As the other paths they were travelling came to an end, they turned towards each other, as they’ve always done, to offer strength and support. They found so much more. And I found myself, once again, on the end of long phone calls – from both of them. All the what-ifs, and could-bes and what-do-you-think-it-could-means were there again. And you didn’t have to be Nostradamus to know that, one day, we’d end up here, at a wedding. And given that these two are the most sentimental, nostalgic people in the Whole World, you could have placed bets on it taking place in Kapunda.
So, here we are, at the scene of the crime…

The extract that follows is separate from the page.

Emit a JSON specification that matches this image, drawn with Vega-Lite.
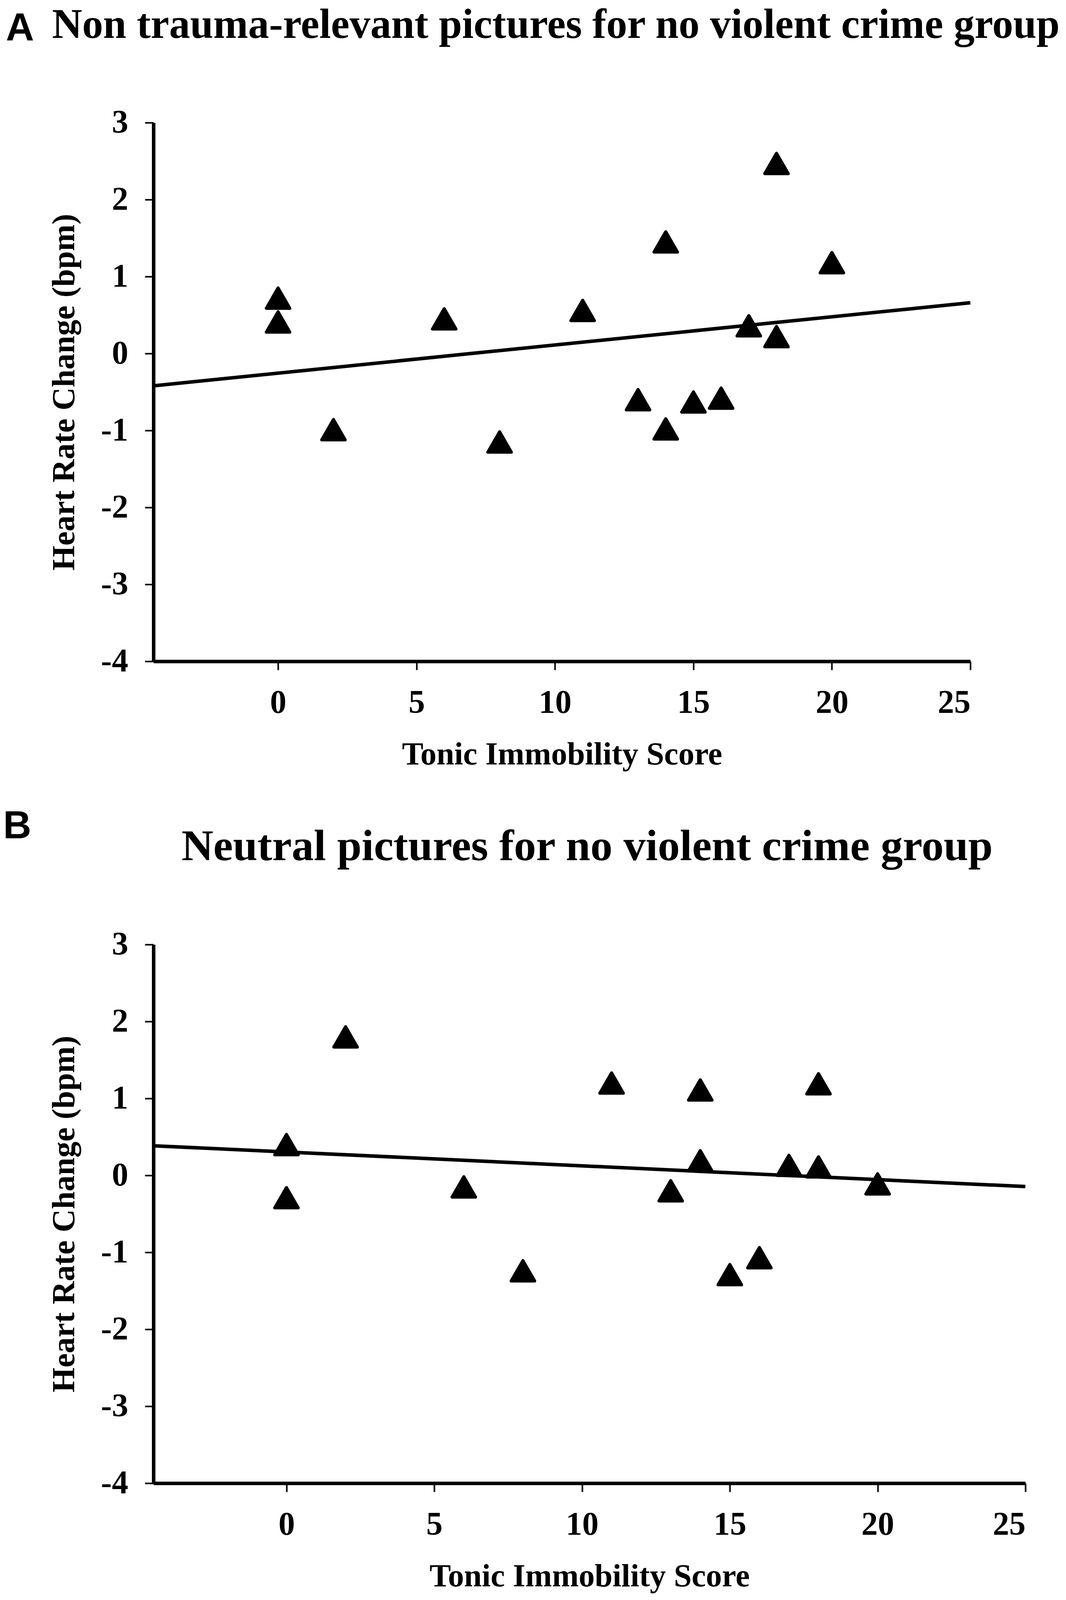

This wedding brings together two very dear friends, who, this time, have everything on their side. They have the foundation of a long friendship – all the jokes, all the memories, and all the understanding, compassion and trust that goes with that. They know, love, embrace and enfold each other’s children. They have life experience, past successes and mistakes to learn from and draw on to ensure that they face life’s challenges together with kindness, consideration and empathy. They face their future with optimism and excitement. They see the significance of this second chance. They truly treasure each other, and will do everything in their power to nurture each other and the love that binds them…
Lastly, and most importantly, they share a great love of pubs and all things alcoholic and snack-related. This, I know, will carry them through any dark times.
Claire and Michael – my best friends – I don’t need to wish you happiness together. Instead, I wish you long, healthy lives, so that you can wring every ounce of joy out of this enduring love.
I am so very happy to have been a part of your story to date, and feel honoured to have been invited to share it with your friends and family today. I know we all look forward to sharing in every good thing that is to come.